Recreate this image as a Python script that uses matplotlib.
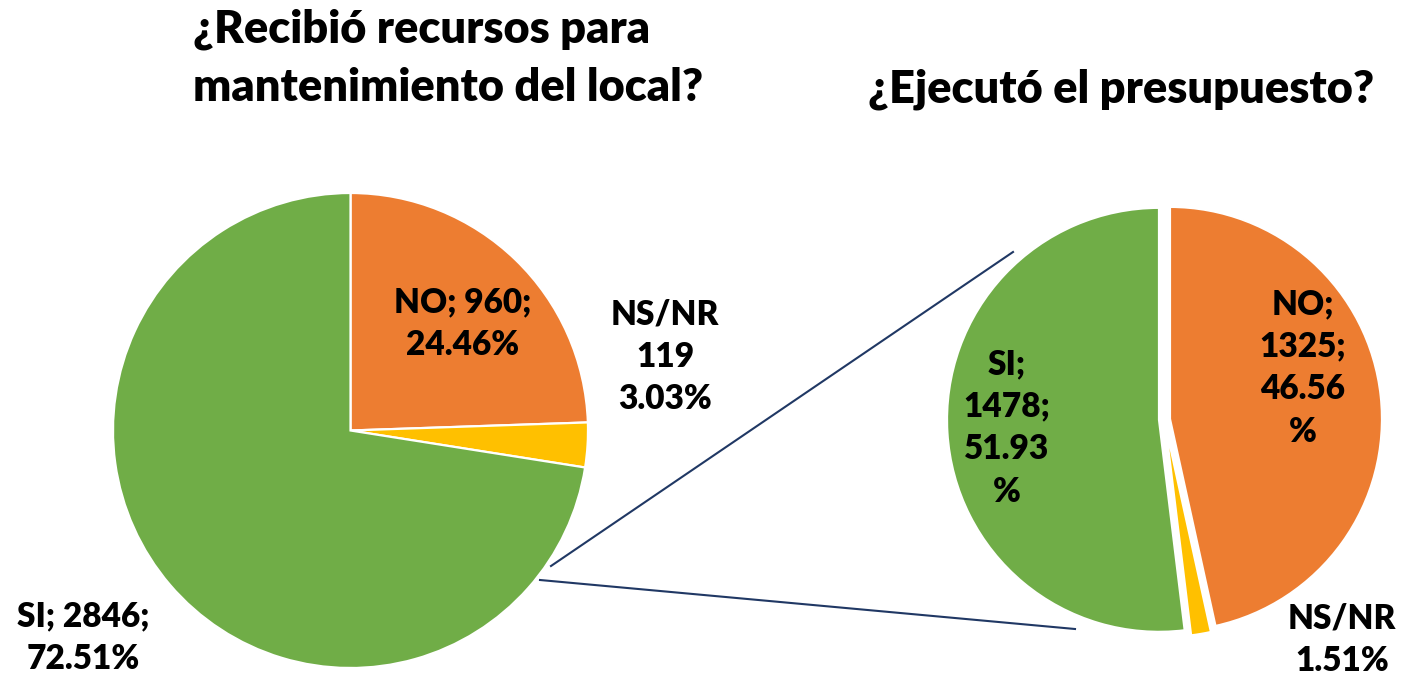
import matplotlib.pyplot as plt

plt.rcParams["font.family"] = ["Lato", "DejaVu Sans"]

# Data
categories = ["NO", "NS/NR", "SI"]
colors = ["#ED7D31", "#FFC000", "#70AD47"]

# Left pie: ¿Recibió recursos para mantenimiento del local?
left_counts = [960, 119, 2846]
left_pcts = [24.46, 3.03, 72.51]

# Right pie: ¿Ejecutó el presupuesto?
right_counts = [1325, 43, 1478]
right_pcts = [46.56, 1.51, 51.93]

W, H = 1422, 679
fig = plt.figure(figsize=(W / 100, H / 100), dpi=100)
ax = fig.add_axes([0, 0, 1, 1])


def py(y):
    # pixel y (from top) -> data y
    return H - y


wp = dict(edgecolor="white", linewidth=1.6)

ax.pie(left_counts, colors=colors, startangle=90, counterclock=False,
       center=(350.5, py(430.5)), radius=237.5, wedgeprops=wp)

# explode is in data units here (pixels)
ax.pie(right_counts, colors=colors, startangle=90, counterclock=False,
       center=(1164.5, py(419.5)), radius=212, explode=[5.5, 5.5, 5.5],
       wedgeprops=wp)

ax.set_xlim(0, W)
ax.set_ylim(0, H)
ax.set_aspect("equal")
ax.axis("off")

# connector lines from the SI slice to the second pie
line_color = "#203864"
ax.plot([551, 1013], [py(566), py(252)], color=line_color, lw=1.5)
ax.plot([540, 1075], [py(580), py(629)], color=line_color, lw=1.5)

fw = "heavy"
tsize = 32.5

# titles
ax.text(193, py(42), "¿Recibió recursos para", fontsize=tsize, fontweight=fw,
        ha="left", va="baseline")
ax.text(193, py(101), "mantenimiento del local?", fontsize=tsize, fontweight=fw,
        ha="left", va="baseline")
ax.text(1121, py(102), "¿Ejecutó el presupuesto?", fontsize=tsize, fontweight=fw,
        ha="center", va="baseline")

lsize = 24
ls = 1.4
kw = dict(fontsize=lsize, fontweight=fw, ha="center", va="center", linespacing=ls)

# left pie labels
ax.text(463, py(324), f"{categories[0]}; {left_counts[0]};\n{left_pcts[0]:.2f}%", **kw)
ax.text(665, py(357), f"{categories[1]}\n{left_counts[1]}\n{left_pcts[1]:.2f}%", **kw)
ax.text(83, py(638), f"{categories[2]}; {left_counts[2]};\n{left_pcts[2]:.2f}%", **kw)

# right pie labels
ax.text(1303, py(368), f"{categories[0]};\n{right_counts[0]};\n{right_pcts[0]:.2f}\n%", **kw)
ax.text(1007, py(428), f"{categories[2]};\n{right_counts[2]};\n{right_pcts[2]:.2f}\n%", **kw)
ax.text(1342, py(640), f"{categories[1]}\n{right_pcts[1]:.2f}%", **kw)

fig.savefig("out.png", dpi=100)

* [Task]: Copy the material exactly. Do not include the pictures.

* [Result for this task]:
Recreate this image as a Python script that uses matplotlib.
import matplotlib.pyplot as plt

plt.rcParams["font.family"] = ["Lato", "DejaVu Sans"]

# Data
categories = ["NO", "NS/NR", "SI"]
colors = ["#ED7D31", "#FFC000", "#70AD47"]

# Left pie: ¿Recibió recursos para mantenimiento del local?
left_counts = [960, 119, 2846]
left_pcts = [24.46, 3.03, 72.51]

# Right pie: ¿Ejecutó el presupuesto?
right_counts = [1325, 43, 1478]
right_pcts = [46.56, 1.51, 51.93]

W, H = 1422, 679
fig = plt.figure(figsize=(W / 100, H / 100), dpi=100)
ax = fig.add_axes([0, 0, 1, 1])


def py(y):
    # pixel y (from top) -> data y
    return H - y


wp = dict(edgecolor="white", linewidth=1.6)

ax.pie(left_counts, colors=colors, startangle=90, counterclock=False,
       center=(350.5, py(430.5)), radius=237.5, wedgeprops=wp)

# explode is in data units here (pixels)
ax.pie(right_counts, colors=colors, startangle=90, counterclock=False,
       center=(1164.5, py(419.5)), radius=212, explode=[5.5, 5.5, 5.5],
       wedgeprops=wp)

ax.set_xlim(0, W)
ax.set_ylim(0, H)
ax.set_aspect("equal")
ax.axis("off")

# connector lines from the SI slice to the second pie
line_color = "#203864"
ax.plot([551, 1013], [py(566), py(252)], color=line_color, lw=1.5)
ax.plot([540, 1075], [py(580), py(629)], color=line_color, lw=1.5)

fw = "heavy"
tsize = 32.5

# titles
ax.text(193, py(42), "¿Recibió recursos para", fontsize=tsize, fontweight=fw,
        ha="left", va="baseline")
ax.text(193, py(101), "mantenimiento del local?", fontsize=tsize, fontweight=fw,
        ha="left", va="baseline")
ax.text(1121, py(102), "¿Ejecutó el presupuesto?", fontsize=tsize, fontweight=fw,
        ha="center", va="baseline")

lsize = 24
ls = 1.4
kw = dict(fontsize=lsize, fontweight=fw, ha="center", va="center", linespacing=ls)

# left pie labels
ax.text(463, py(324), f"{categories[0]}; {left_counts[0]};\n{left_pcts[0]:.2f}%", **kw)
ax.text(665, py(357), f"{categories[1]}\n{left_counts[1]}\n{left_pcts[1]:.2f}%", **kw)
ax.text(83, py(638), f"{categories[2]}; {left_counts[2]};\n{left_pcts[2]:.2f}%", **kw)

# right pie labels
ax.text(1303, py(368), f"{categories[0]};\n{right_counts[0]};\n{right_pcts[0]:.2f}\n%", **kw)
ax.text(1007, py(428), f"{categories[2]};\n{right_counts[2]};\n{right_pcts[2]:.2f}\n%", **kw)
ax.text(1342, py(640), f"{categories[1]}\n{right_pcts[1]:.2f}%", **kw)

fig.savefig("out.png", dpi=100)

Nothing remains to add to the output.